- [TASK OBJECTIVE]
Count the lines below that contain the word "this", and report only that number.

- [INFORMATION GIVEN]
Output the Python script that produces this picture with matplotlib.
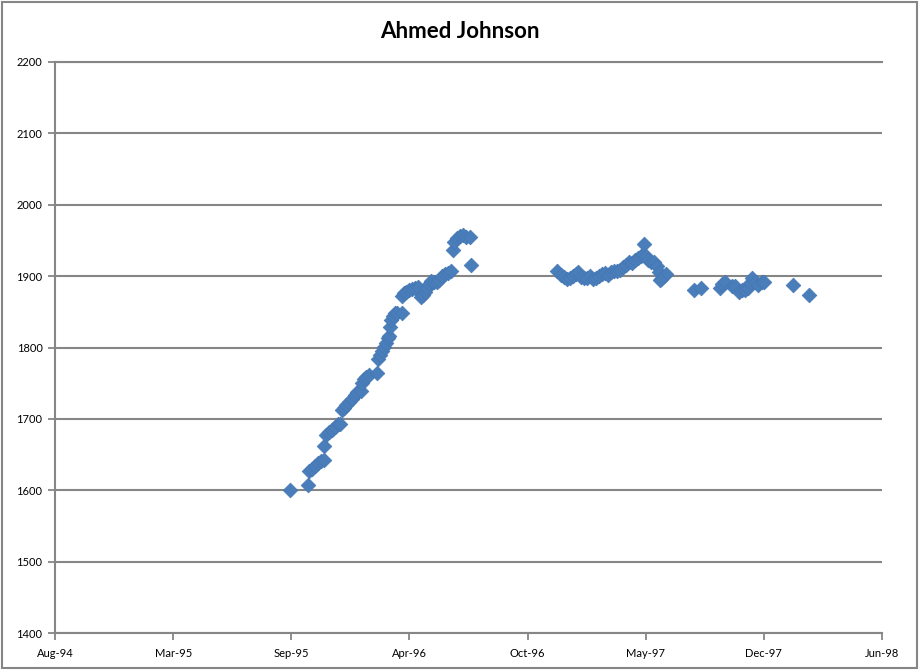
import matplotlib
matplotlib.use("Agg")
import matplotlib.pyplot as plt
import matplotlib.dates as mdates
from matplotlib.patches import Rectangle
import datetime as dt

plt.rcParams['font.family'] = ['Lato', 'DejaVu Sans']

title = "Ahmed Johnson"

dates = [
    "1995-09-22", "1995-10-22", "1995-10-24", "1995-10-29", "1995-11-03", "1995-11-08",
    "1995-11-13", "1995-11-18", "1995-11-18", "1995-11-22", "1995-11-27", "1995-12-02",
    "1995-12-07", "1995-12-12", "1995-12-15", "1995-12-19", "1995-12-22", "1995-12-26",
    "1995-12-31", "1996-01-05", "1996-01-10", "1996-01-13", "1996-01-20", "1996-01-22",
    "1996-01-25", "1996-01-28", "1996-02-03", "1996-02-16", "1996-02-18", "1996-02-21",
    "1996-02-25", "1996-02-28", "1996-03-02", "1996-03-06", "1996-03-07", "1996-03-09",
    "1996-03-11", "1996-03-14", "1996-03-18", "1996-03-21", "1996-03-29", "1996-03-29",
    "1996-04-02", "1996-04-05", "1996-04-10", "1996-04-15", "1996-04-20", "1996-04-26",
    "1996-05-01", "1996-05-04", "1996-05-07", "1996-05-11", "1996-05-14", "1996-05-18",
    "1996-05-23", "1996-05-28", "1996-05-31", "1996-06-05", "1996-06-10", "1996-06-15",
    "1996-06-20", "1996-06-24", "1996-06-25", "1996-07-01", "1996-07-06", "1996-07-11",
    "1996-07-16", "1996-07-22", "1996-07-24",
    "1996-12-17", "1996-12-24", "1996-12-29", "1997-01-03", "1997-01-08", "1997-01-13",
    "1997-01-18", "1997-01-21", "1997-01-26", "1997-02-01", "1997-02-06", "1997-02-11",
    "1997-02-16", "1997-02-21", "1997-02-26", "1997-03-03", "1997-03-08", "1997-03-13",
    "1997-03-18", "1997-03-23", "1997-03-28", "1997-04-02", "1997-04-08", "1997-04-13",
    "1997-04-18", "1997-04-23", "1997-04-28", "1997-05-03", "1997-05-08", "1997-05-11",
    "1997-05-13", "1997-05-17", "1997-05-20", "1997-05-25", "1997-05-30", "1997-06-04",
    "1997-06-08", "1997-06-11", "1997-06-16", "1997-06-19", "1997-06-10",
    "1997-08-06", "1997-08-18", "1997-09-19", "1997-09-22", "1997-09-27", "1997-10-09",
    "1997-10-14", "1997-10-21", "1997-10-26", "1997-10-31", "1997-11-05", "1997-11-09",
    "1997-11-12", "1997-11-17", "1997-11-22", "1997-11-29", "1997-12-02",
    "1998-01-20", "1998-02-16",
]

ratings = [
    1600, 1608, 1627, 1630, 1634, 1638,
    1641, 1642, 1662, 1677, 1682, 1684,
    1689, 1693, 1693, 1712, 1715, 1719,
    1724, 1728, 1733, 1738, 1739, 1750,
    1756, 1759, 1761, 1764, 1784, 1789,
    1795, 1801, 1806, 1813, 1816, 1829,
    1838, 1844, 1848, 1848, 1848, 1872,
    1876, 1878, 1881, 1882, 1883, 1885,
    1871, 1874, 1878, 1883, 1889, 1893,
    1892, 1892, 1895, 1900, 1903, 1904,
    1907, 1937, 1948, 1953, 1956, 1958,
    1955, 1955, 1916,
    1907, 1902, 1899, 1896, 1897, 1900,
    1903, 1906, 1899, 1897, 1897, 1900,
    1896, 1897, 1900, 1903, 1904, 1902,
    1906, 1907, 1907, 1909, 1913, 1916,
    1920, 1918, 1923, 1925, 1928, 1930,
    1945, 1928, 1923, 1920, 1920, 1914,
    1906, 1896, 1900, 1903, 1894,
    1881, 1883, 1883, 1889, 1892, 1886,
    1886, 1878, 1881, 1881, 1883, 1890,
    1897, 1892, 1888, 1892, 1892,
    1888, 1874,
]

y_ticks = [1400, 1500, 1600, 1700, 1800, 1900, 2000, 2100, 2200]

axis_start = dt.date(1994, 8, 20)
tick_step_days = 200
n_ticks = 8

x = [dt.date.fromisoformat(d) for d in dates]

fig = plt.figure(figsize=(9.2, 6.71), dpi=100)
ax = fig.add_axes([55 / 920, 38 / 671, 827 / 920, 571 / 671])

grid_color = '#868686'
mark_color = '#4a7ebb'

ax.scatter(x, ratings, marker='D', s=56, color=mark_color, edgecolors='#4477b4',
           linewidths=0.5, zorder=3)

xticks = [axis_start + dt.timedelta(days=tick_step_days * k) for k in range(n_ticks)]
ax.set_xlim(mdates.date2num(xticks[0]), mdates.date2num(xticks[-1]))
ax.set_xticks(xticks)
ax.xaxis.set_major_formatter(mdates.DateFormatter('%b-%y'))
ax.set_ylim(1400, 2200)
ax.set_yticks(y_ticks)

ax.grid(axis='y', color=grid_color, linewidth=1.5, zorder=1)
ax.set_axisbelow(True)
ax.spines['right'].set_visible(False)
for side in ['left', 'bottom', 'top']:
    ax.spines[side].set_color(grid_color)
    ax.spines[side].set_linewidth(1.5)

ax.tick_params(axis='both', direction='out', length=5, width=1.3, color=grid_color,
               labelsize=8, labelcolor='black')
ax.tick_params(axis='x', pad=6)
ax.tick_params(axis='y', pad=4)

fig.text(0.5, 1 - 31 / 671, title, ha='center', va='center', fontsize=16,
         fontweight='bold', color='black')

fig.patches.append(Rectangle((2 / 920, 3 / 671), 915 / 920, 666 / 671,
                             transform=fig.transFigure, fill=False,
                             edgecolor=grid_color, linewidth=1.5))

fig.savefig('out.png', dpi=100)
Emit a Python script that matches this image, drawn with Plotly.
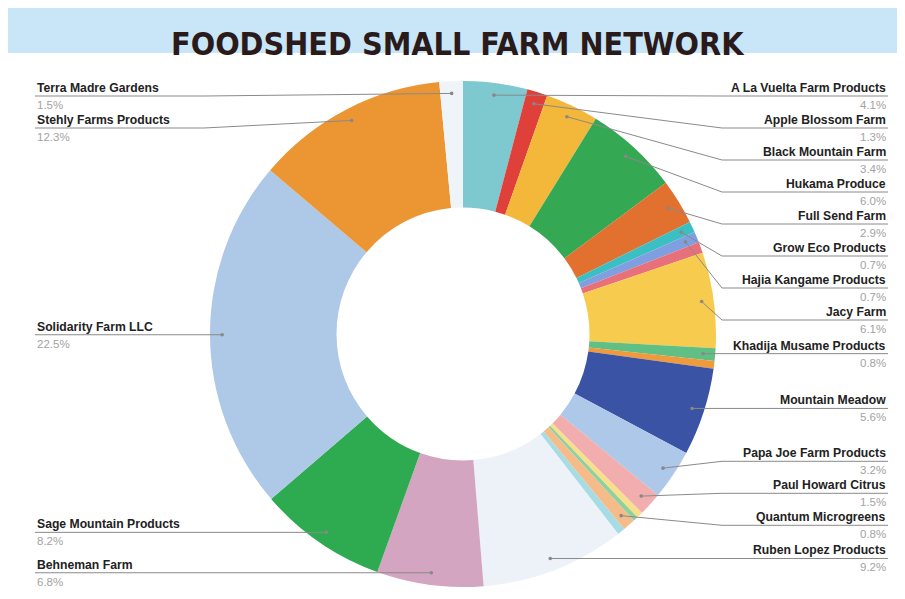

- [SOLVED PROBLEM]
2